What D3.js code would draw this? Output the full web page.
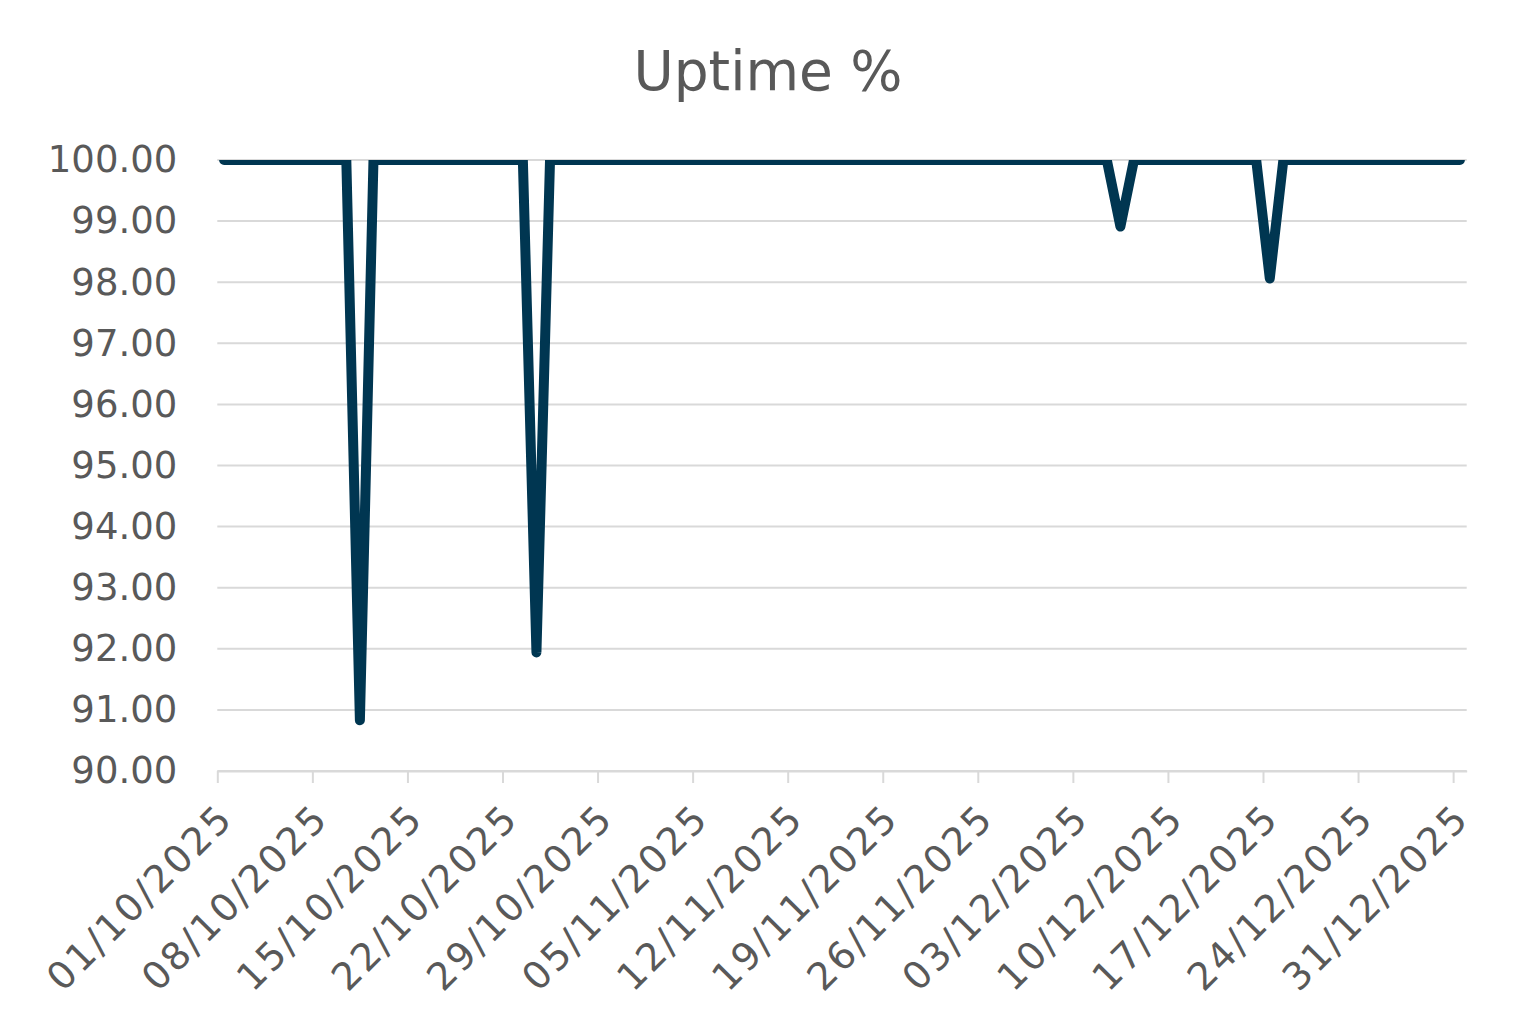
<!DOCTYPE html>
<html>
<head>
<meta charset="utf-8">
<script src="https://cdn.jsdelivr.net/npm/d3@7"></script>
<style>
  body { margin: 0; background: #fff; }
  svg text { font-family: "DejaVu Sans", sans-serif; fill: #595959; }
</style>
</head>
<body>
<div id="chart"></div>
<script>
// daily uptime, 01/10/2025 .. 31/12/2025 (one row per week)
const uptimeStart = "01/10/2025";
const uptimeValues = [
  100, 100, 100, 100, 100, 100, 100,
  100, 100, 100, 90.83, 100, 100, 100,
  100, 100, 100, 100, 100, 100, 100,
  100, 100, 91.94, 100, 100, 100, 100,
  100, 100, 100, 100, 100, 100, 100,
  100, 100, 100, 100, 100, 100, 100,
  100, 100, 100, 100, 100, 100, 100,
  100, 100, 100, 100, 100, 100, 100,
  100, 100, 100, 100, 100, 100, 100,
  100, 100, 100, 98.91, 100, 100, 100,
  100, 100, 100, 100, 100, 100, 100,
  98.06, 100, 100, 100, 100, 100, 100,
  100, 100, 100, 100, 100, 100, 100,
  100
];
const xTickLabels = ["01/10/2025", "08/10/2025", "15/10/2025", "22/10/2025", "29/10/2025",
  "05/11/2025", "12/11/2025", "19/11/2025", "26/11/2025", "03/12/2025",
  "10/12/2025", "17/12/2025", "24/12/2025", "31/12/2025"];
const yTicks = [90, 91, 92, 93, 94, 95, 96, 97, 98, 99, 100];

const W = 1539, H = 1032;
const mLeft = 217.3, mRight = 1466.7, mTop = 160, mBottom = 771;

const parseDate = d3.utcParse("%d/%m/%Y");
const fmtDate = d3.utcFormat("%d/%m/%Y");
const start = parseDate(uptimeStart);

const data = uptimeValues.map((v, i) => ({ date: d3.utcDay.offset(start, i), value: v }));

const svg = d3.select("#chart").append("svg")
    .attr("width", W)
    .attr("height", H);

// date axis, points sit in the middle of each day
const x = d3.scaleUtc()
    .domain([start, d3.utcDay.offset(start, uptimeValues.length)])
    .range([mLeft, mRight]);

const y = d3.scaleLinear()
    .domain([90, 100])
    .range([mBottom, mTop]);

// title
svg.append("text")
    .attr("x", 768)
    .attr("y", 90)
    .attr("text-anchor", "middle")
    .style("font-size", "55px")
    .text("Uptime %");

// gridlines
svg.append("g")
    .selectAll("line")
    .data(yTicks)
    .enter()
    .append("line")
    .attr("x1", mLeft)
    .attr("x2", mRight)
    .attr("y1", d => y(d))
    .attr("y2", d => y(d))
    .attr("stroke", "#d9d9d9")
    .attr("stroke-width", 2);

// y axis labels
const yAxis = d3.axisLeft(y)
    .tickValues(yTicks)
    .tickFormat(d3.format(".2f"))
    .tickSize(0)
    .tickPadding(40);

const gy = svg.append("g")
    .attr("transform", "translate(" + mLeft + ",0)")
    .call(yAxis);
gy.select(".domain").remove();
gy.selectAll("text")
    .style("font-size", "37px")
    .attr("fill", null);

// x axis
const xAxis = d3.axisBottom(x)
    .tickValues(xTickLabels.map(parseDate))
    .tickFormat(fmtDate)
    .tickSize(12)
    .tickSizeOuter(0);

const gx = svg.append("g")
    .attr("transform", "translate(0," + mBottom + ")")
    .call(xAxis);
gx.select(".domain").attr("stroke", "#d9d9d9").attr("stroke-width", 2);
gx.selectAll(".tick line").attr("stroke", "#d9d9d9").attr("stroke-width", 2);
gx.selectAll("text")
    .attr("fill", null)
    .style("font-size", "38px")
    .style("letter-spacing", "2.5px")
    .attr("text-anchor", "end")
    .attr("dy", "0.35em")
    .attr("y", 0)
    .attr("transform", "translate(8,40) rotate(-45)");

// line, clipped to the plot area like the original
svg.append("clipPath")
    .attr("id", "plot-clip")
    .append("rect")
    .attr("x", mLeft)
    .attr("y", mTop)
    .attr("width", mRight - mLeft)
    .attr("height", mBottom - mTop + 10);

svg.append("path")
    .datum(data)
    .attr("clip-path", "url(#plot-clip)")
    .attr("fill", "none")
    .attr("stroke", "#003651")
    .attr("stroke-width", 10)
    .attr("stroke-linecap", "round")
    .attr("stroke-linejoin", "round")
    .attr("d", d3.line()
        .x(d => x(d3.utcHour.offset(d.date, 12)))
        .y(d => y(d.value)));
</script>
</body>
</html>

━━━━━━━━━━━━━━━━━━━━━━━━━━━━━━

*Task prompt*
Retype the data above exactly; pictures are not part of the copy.

*Result of this task*
What D3.js code would draw this? Output the full web page.
<!DOCTYPE html>
<html>
<head>
<meta charset="utf-8">
<script src="https://cdn.jsdelivr.net/npm/d3@7"></script>
<style>
  body { margin: 0; background: #fff; }
  svg text { font-family: "DejaVu Sans", sans-serif; fill: #595959; }
</style>
</head>
<body>
<div id="chart"></div>
<script>
// daily uptime, 01/10/2025 .. 31/12/2025 (one row per week)
const uptimeStart = "01/10/2025";
const uptimeValues = [
  100, 100, 100, 100, 100, 100, 100,
  100, 100, 100, 90.83, 100, 100, 100,
  100, 100, 100, 100, 100, 100, 100,
  100, 100, 91.94, 100, 100, 100, 100,
  100, 100, 100, 100, 100, 100, 100,
  100, 100, 100, 100, 100, 100, 100,
  100, 100, 100, 100, 100, 100, 100,
  100, 100, 100, 100, 100, 100, 100,
  100, 100, 100, 100, 100, 100, 100,
  100, 100, 100, 98.91, 100, 100, 100,
  100, 100, 100, 100, 100, 100, 100,
  98.06, 100, 100, 100, 100, 100, 100,
  100, 100, 100, 100, 100, 100, 100,
  100
];
const xTickLabels = ["01/10/2025", "08/10/2025", "15/10/2025", "22/10/2025", "29/10/2025",
  "05/11/2025", "12/11/2025", "19/11/2025", "26/11/2025", "03/12/2025",
  "10/12/2025", "17/12/2025", "24/12/2025", "31/12/2025"];
const yTicks = [90, 91, 92, 93, 94, 95, 96, 97, 98, 99, 100];

const W = 1539, H = 1032;
const mLeft = 217.3, mRight = 1466.7, mTop = 160, mBottom = 771;

const parseDate = d3.utcParse("%d/%m/%Y");
const fmtDate = d3.utcFormat("%d/%m/%Y");
const start = parseDate(uptimeStart);

const data = uptimeValues.map((v, i) => ({ date: d3.utcDay.offset(start, i), value: v }));

const svg = d3.select("#chart").append("svg")
    .attr("width", W)
    .attr("height", H);

// date axis, points sit in the middle of each day
const x = d3.scaleUtc()
    .domain([start, d3.utcDay.offset(start, uptimeValues.length)])
    .range([mLeft, mRight]);

const y = d3.scaleLinear()
    .domain([90, 100])
    .range([mBottom, mTop]);

// title
svg.append("text")
    .attr("x", 768)
    .attr("y", 90)
    .attr("text-anchor", "middle")
    .style("font-size", "55px")
    .text("Uptime %");

// gridlines
svg.append("g")
    .selectAll("line")
    .data(yTicks)
    .enter()
    .append("line")
    .attr("x1", mLeft)
    .attr("x2", mRight)
    .attr("y1", d => y(d))
    .attr("y2", d => y(d))
    .attr("stroke", "#d9d9d9")
    .attr("stroke-width", 2);

// y axis labels
const yAxis = d3.axisLeft(y)
    .tickValues(yTicks)
    .tickFormat(d3.format(".2f"))
    .tickSize(0)
    .tickPadding(40);

const gy = svg.append("g")
    .attr("transform", "translate(" + mLeft + ",0)")
    .call(yAxis);
gy.select(".domain").remove();
gy.selectAll("text")
    .style("font-size", "37px")
    .attr("fill", null);

// x axis
const xAxis = d3.axisBottom(x)
    .tickValues(xTickLabels.map(parseDate))
    .tickFormat(fmtDate)
    .tickSize(12)
    .tickSizeOuter(0);

const gx = svg.append("g")
    .attr("transform", "translate(0," + mBottom + ")")
    .call(xAxis);
gx.select(".domain").attr("stroke", "#d9d9d9").attr("stroke-width", 2);
gx.selectAll(".tick line").attr("stroke", "#d9d9d9").attr("stroke-width", 2);
gx.selectAll("text")
    .attr("fill", null)
    .style("font-size", "38px")
    .style("letter-spacing", "2.5px")
    .attr("text-anchor", "end")
    .attr("dy", "0.35em")
    .attr("y", 0)
    .attr("transform", "translate(8,40) rotate(-45)");

// line, clipped to the plot area like the original
svg.append("clipPath")
    .attr("id", "plot-clip")
    .append("rect")
    .attr("x", mLeft)
    .attr("y", mTop)
    .attr("width", mRight - mLeft)
    .attr("height", mBottom - mTop + 10);

svg.append("path")
    .datum(data)
    .attr("clip-path", "url(#plot-clip)")
    .attr("fill", "none")
    .attr("stroke", "#003651")
    .attr("stroke-width", 10)
    .attr("stroke-linecap", "round")
    .attr("stroke-linejoin", "round")
    .attr("d", d3.line()
        .x(d => x(d3.utcHour.offset(d.date, 12)))
        .y(d => y(d.value)));
</script>
</body>
</html>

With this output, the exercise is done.